[start PROVIDED DATA]

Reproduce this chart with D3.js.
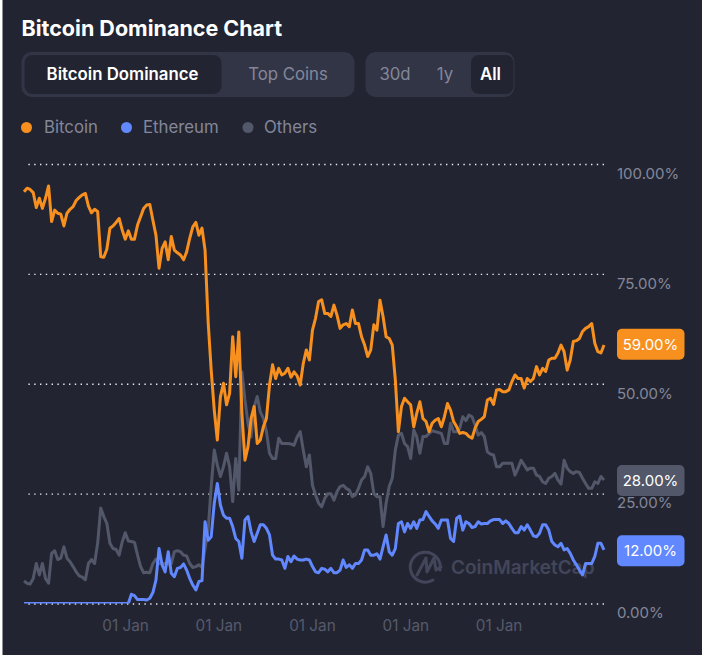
<!DOCTYPE html>
<html>
<head>
<meta charset="utf-8">
<script src="https://cdn.jsdelivr.net/npm/d3@7/dist/d3.min.js"></script>
<style>
  html, body { margin: 0; padding: 0; background: #fff; }
  svg { display: block; font-family: Inter, "Noto Sans", sans-serif; }
</style>
</head>
<body>
<svg id="chart" width="702" height="659"></svg>
<script>
// one sample every 12 days
const startDate = new Date(2013, 11, 2);
const stepDays = 12;

const bitcoin = [93.7,94.5,94.2,93.5,90.1,92.2,89.9,92.2,95,86.9,89.5,88.8,88.6,85.9,88.8,89.7,90.3,91.7,92.4,93,
  93.3,90.4,88.9,89.7,89.2,78.9,78.8,80.6,85.4,85.9,86.7,87.6,85,82.9,84.8,82.9,82.9,86.1,88,89.9,
  90.7,90.8,87.2,83.8,76.3,80.8,82.3,78.2,83.5,80.4,79.8,79.3,78.2,80,83.1,85.7,86.7,83.8,85.4,80.4,
  64.1,53.1,44,37.2,47,50.1,45.2,47.8,60.7,51.6,61.8,43.3,32.6,35.7,42.1,44.8,36.4,37.2,40.2,42.1,
  49.7,54.3,51.2,53.5,52,52.4,53.5,51.5,52.7,51.8,49.7,54.6,57.7,55.4,62.2,64.9,68.7,69.1,66,66,
  65.3,67.9,65.6,62.6,63.4,63.7,63,66.8,63.7,63.7,60.7,58.8,56.2,57.7,63.4,62.2,69,65.3,60.7,60.3,
  58.8,50.9,39.1,44.8,46.7,45.9,45.2,40.2,43.3,45.9,42.1,41.4,39.1,41,41.7,42.1,40.2,42.5,45.5,44,
  41.4,40.2,38.7,38.9,38.7,38,37.6,39.9,41.4,41.9,42.5,46.3,46.7,45.3,48.6,48.7,48.2,48.2,48.6,50.5,
  52,51.2,51.2,49,51.2,50.5,51.2,53.9,52,53.5,52.8,55.4,55.8,55.8,57,58.8,57.3,53.1,55.4,59.6,
  59.8,60.3,61.9,62.6,63,63.7,59.2,57.3,57,58.8];

const ethereum = [0,0,0,0,0,0,0,0,0,0,0,0,0,0,0,0,0,0,0,0,
  0,0,0,0,0,0,0,0,0,0,0,0,0,0,0,2.1,1.8,0.9,0.9,0.9,
  0.8,1.2,2.5,5.3,12.5,8.8,7.2,11.8,6.9,6.1,8,8.2,9,7.6,5.7,4.2,3.1,5,5.2,18.6,
  14.4,15.2,22.8,27.3,22.4,20.1,19.4,19.4,17.5,14.8,14.1,10.3,19,19.8,16.3,14.1,16,17.9,17.9,17.1,
  15.6,11,10.1,10.1,9.9,8,10.7,9.5,10.8,10.1,9.9,9.9,10.1,9.9,8.4,7.2,7,8,7.8,7.2,
  8,7,7,7.6,9.9,8.2,8.8,8,9.1,9.1,9.9,12.2,12.2,11,11,11.3,10.1,12.9,15.6,11.8,
  11,12.5,18.2,18.6,16.3,18.2,17.1,18.6,17.1,19,19.1,20.9,19.8,18.8,18.1,17.1,19,19,19,14.8,
  14.1,19.4,19.9,16.7,18.6,18.2,17.3,17.5,18.6,18.1,18.2,18.2,18.8,19.1,19.1,19.1,18.2,18.8,18.2,17.1,
  16.1,16.1,17.5,16.7,17.9,16.7,15.4,15.2,16,17.9,17.9,16.7,14.1,13.3,12.9,13.7,12.2,12.5,11.4,9.9,
  8.8,7.6,6.5,9.1,9.1,9.1,10.7,13.7,13.7,12.2];

const others = [5.1,4.6,4.4,5.7,9.1,6.5,9.1,5.7,4.6,11.4,12,10,10.3,12.9,10.3,9.5,8.4,7.2,6.3,6,
  5.4,9.1,10,9.1,13.7,21.7,19.8,18.2,13.7,12.5,12.3,11,14,16.1,14.2,14.1,13.9,11,8.4,7,
  7.1,7,9.1,10.1,9.1,9.1,9.1,9,9.1,11.8,12,11.8,11,10.8,9.1,8.2,8.4,8.8,8.2,12.5,
  16.7,26.6,34.9,31.5,28.9,31.1,34.2,31.1,23.2,33,25.8,52.7,46.3,41,37.9,44.8,47.1,43.6,42.1,39.1,
  34.2,33,33,37.6,36.4,36.4,36.4,36.3,36,37.9,39.1,34.9,31.1,33.8,26.9,24.7,22.8,22,23.9,25,
  25,23.5,25.4,26.6,26.9,26.2,25.8,24.3,24.7,26.2,28.1,28.9,31.1,29.6,25,24.3,24.3,17.5,22.8,26.6,
  28.5,34.9,38.3,38.7,36.4,35.7,33,39.5,37.9,34.2,38,38,38.7,39.3,39.1,38.9,38.7,36.4,36.4,41,
  39.1,39.1,39.9,42.5,41.6,42.9,42.5,40.6,38.3,38.9,38,34.5,34,33.8,31.1,31.1,31.9,31.9,31.9,31.9,
  29.2,30.8,32.6,31.5,30.4,30.8,30.8,29.2,28.9,27.7,27.3,28.5,28.9,29.6,28.1,27.2,32.6,30.8,30,29.6,
  30,29.8,28.5,27.3,26.2,26.2,27.7,27.3,28.9,28.1];

const yTicks = [0, 25, 50, 75, 100];
const xTickYears = [2015, 2016, 2017, 2018, 2019];
const legendNames = ['Bitcoin', 'Ethereum', 'Others'];
const badgeValues = [59, 28, 12];

const orange = '#f7901e', blue = '#6188ff', gray = '#53576a';
const bg = '#222531', pill = '#323546', muted = '#84879a';

const svg = d3.select('#chart');

// background leaves the thin white edge seen on the left and bottom
svg.append('rect').attr('x', 2.5).attr('y', 0).attr('width', 700).attr('height', 655).attr('fill', bg);

const dates = bitcoin.map((d, i) => d3.timeDay.offset(startDate, i * stepDays));
const x = d3.scaleTime().domain(d3.extent(dates)).range([24, 604]);
const y = d3.scaleLinear().domain([0, 100]).range([603.5, 164]);

// header
svg.append('text').attr('x', 21.5).attr('y', 35.5).attr('fill', '#fff')
  .attr('font-size', 21.5).attr('font-weight', 700).text('Bitcoin Dominance Chart');

function box(x0, y0, w, h, fill, r) {
  svg.append('rect').attr('x', x0).attr('y', y0).attr('width', w).attr('height', h)
    .attr('rx', r).attr('fill', fill);
}
function tabLabel(cx, label, active) {
  svg.append('text').attr('x', cx).attr('y', 80).attr('text-anchor', 'middle')
    .attr('font-size', 16.8).attr('font-weight', active ? 600 : 400)
    .attr('fill', active ? '#fff' : muted).text(label);
}
box(21.5, 52, 333, 45, pill, 10);
box(24.5, 55, 197, 39, bg, 8);
box(365.5, 52, 149, 45, pill, 10);
box(471, 55, 42.5, 39, bg, 8);
tabLabel(122.5, 'Bitcoin Dominance', true);
tabLabel(288, 'Top Coins', false);
tabLabel(395, '30d', false);
tabLabel(445, '1y', false);
tabLabel(490.5, 'All', true);

// legend
const legendColors = [orange, blue, gray];
const legendDotX = [26.5, 126.5, 248];
const legendTextX = [44, 143, 264];
legendNames.forEach(function(name, i) {
  svg.append('circle').attr('cx', legendDotX[i]).attr('cy', 127.5).attr('r', 5.5).attr('fill', legendColors[i]);
  svg.append('text').attr('x', legendTextX[i]).attr('y', 133).attr('font-size', 16.8)
    .attr('fill', muted).text(name);
});

// watermark
const mark = svg.append('g').attr('fill', 'none').attr('stroke', '#43465a').attr('stroke-width', 3);
mark.append('path').attr('stroke-linecap', 'round')
  .attr('d', 'M 440 570 A 15 15 0 1 0 433 580');
mark.append('path').attr('stroke-linejoin', 'round').attr('stroke-linecap', 'round')
  .attr('d', 'M 417 575 L 426 558 L 427 572 L 434 558 L 436 570 L 441 567');
svg.append('text').attr('x', 451).attr('y', 574).attr('font-size', 19).attr('font-weight', 600)
  .attr('fill', '#43465a').text('CoinMarketCap');

// gridlines
svg.append('g').attr('transform', 'translate(604,0)')
  .call(d3.axisLeft(y).tickValues(yTicks).tickSize(580).tickFormat(''))
  .call(g => g.select('.domain').remove())
  .call(g => g.selectAll('line').attr('stroke', '#e8e9ee').attr('stroke-width', 1.3)
    .attr('stroke-dasharray', '1.4 4.4'));

// y labels sit a little below their gridlines
svg.append('g').attr('transform', 'translate(617,9.5)')
  .call(d3.axisRight(y).tickValues(yTicks).tickSize(0).tickPadding(0).tickFormat(d => d3.format('.2f')(d) + '%'))
  .call(g => g.select('.domain').remove())
  .call(g => g.selectAll('text').attr('font-size', 15).attr('font-family', 'Inter').attr('fill', muted));

// x labels
const xTicks = xTickYears.map(yr => new Date(yr, 0, 1));
svg.append('g').attr('transform', 'translate(0,620.5)')
  .call(d3.axisBottom(x).tickValues(xTicks).tickSize(0).tickPadding(0).tickFormat(d3.timeFormat('%d %b')))
  .call(g => g.select('.domain').remove())
  .call(g => g.selectAll('text').attr('font-size', 15.3).attr('font-family', 'Inter').attr('fill', '#565a6c'));

// series, clipped at the zero line so the flat ethereum start looks thin
svg.append('clipPath').attr('id', 'plot').append('rect')
  .attr('x', 20).attr('y', 150).attr('width', 590).attr('height', 453.5);

const line = d3.line().x((d, i) => x(dates[i])).y(d => y(d));
const plot = svg.append('g').attr('clip-path', 'url(#plot)');
[[others, gray], [ethereum, blue], [bitcoin, orange]].forEach(function(s) {
  plot.append('path').datum(s[0]).attr('d', line).attr('fill', 'none')
    .attr('stroke', s[1]).attr('stroke-width', 3).attr('stroke-linejoin', 'round');
});

// current value badges
[orange, gray, blue].forEach(function(col, i) {
  const v = badgeValues[i];
  svg.append('rect').attr('x', 617).attr('y', y(v) - 15.5).attr('width', 67.5).attr('height', 31)
    .attr('rx', 5).attr('fill', col);
  svg.append('text').attr('x', 650.5).attr('y', y(v) + 5.5).attr('text-anchor', 'middle')
    .attr('font-size', 15).attr('fill', '#fff').text(d3.format('.2f')(v) + '%');
});
</script>
</body>
</html>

[end PROVIDED DATA]

## REQUIREMENTS
Write out exactly the lines between the start of the data and the line with "59.8,60.3,61.9,62.6,63,63.7,59.2,57.3,57,58.8];", including both, but none of the pictures.

## OUTPUT FOR THIS TASK
Reproduce this chart with D3.js.
<!DOCTYPE html>
<html>
<head>
<meta charset="utf-8">
<script src="https://cdn.jsdelivr.net/npm/d3@7/dist/d3.min.js"></script>
<style>
  html, body { margin: 0; padding: 0; background: #fff; }
  svg { display: block; font-family: Inter, "Noto Sans", sans-serif; }
</style>
</head>
<body>
<svg id="chart" width="702" height="659"></svg>
<script>
// one sample every 12 days
const startDate = new Date(2013, 11, 2);
const stepDays = 12;

const bitcoin = [93.7,94.5,94.2,93.5,90.1,92.2,89.9,92.2,95,86.9,89.5,88.8,88.6,85.9,88.8,89.7,90.3,91.7,92.4,93,
  93.3,90.4,88.9,89.7,89.2,78.9,78.8,80.6,85.4,85.9,86.7,87.6,85,82.9,84.8,82.9,82.9,86.1,88,89.9,
  90.7,90.8,87.2,83.8,76.3,80.8,82.3,78.2,83.5,80.4,79.8,79.3,78.2,80,83.1,85.7,86.7,83.8,85.4,80.4,
  64.1,53.1,44,37.2,47,50.1,45.2,47.8,60.7,51.6,61.8,43.3,32.6,35.7,42.1,44.8,36.4,37.2,40.2,42.1,
  49.7,54.3,51.2,53.5,52,52.4,53.5,51.5,52.7,51.8,49.7,54.6,57.7,55.4,62.2,64.9,68.7,69.1,66,66,
  65.3,67.9,65.6,62.6,63.4,63.7,63,66.8,63.7,63.7,60.7,58.8,56.2,57.7,63.4,62.2,69,65.3,60.7,60.3,
  58.8,50.9,39.1,44.8,46.7,45.9,45.2,40.2,43.3,45.9,42.1,41.4,39.1,41,41.7,42.1,40.2,42.5,45.5,44,
  41.4,40.2,38.7,38.9,38.7,38,37.6,39.9,41.4,41.9,42.5,46.3,46.7,45.3,48.6,48.7,48.2,48.2,48.6,50.5,
  52,51.2,51.2,49,51.2,50.5,51.2,53.9,52,53.5,52.8,55.4,55.8,55.8,57,58.8,57.3,53.1,55.4,59.6,
  59.8,60.3,61.9,62.6,63,63.7,59.2,57.3,57,58.8];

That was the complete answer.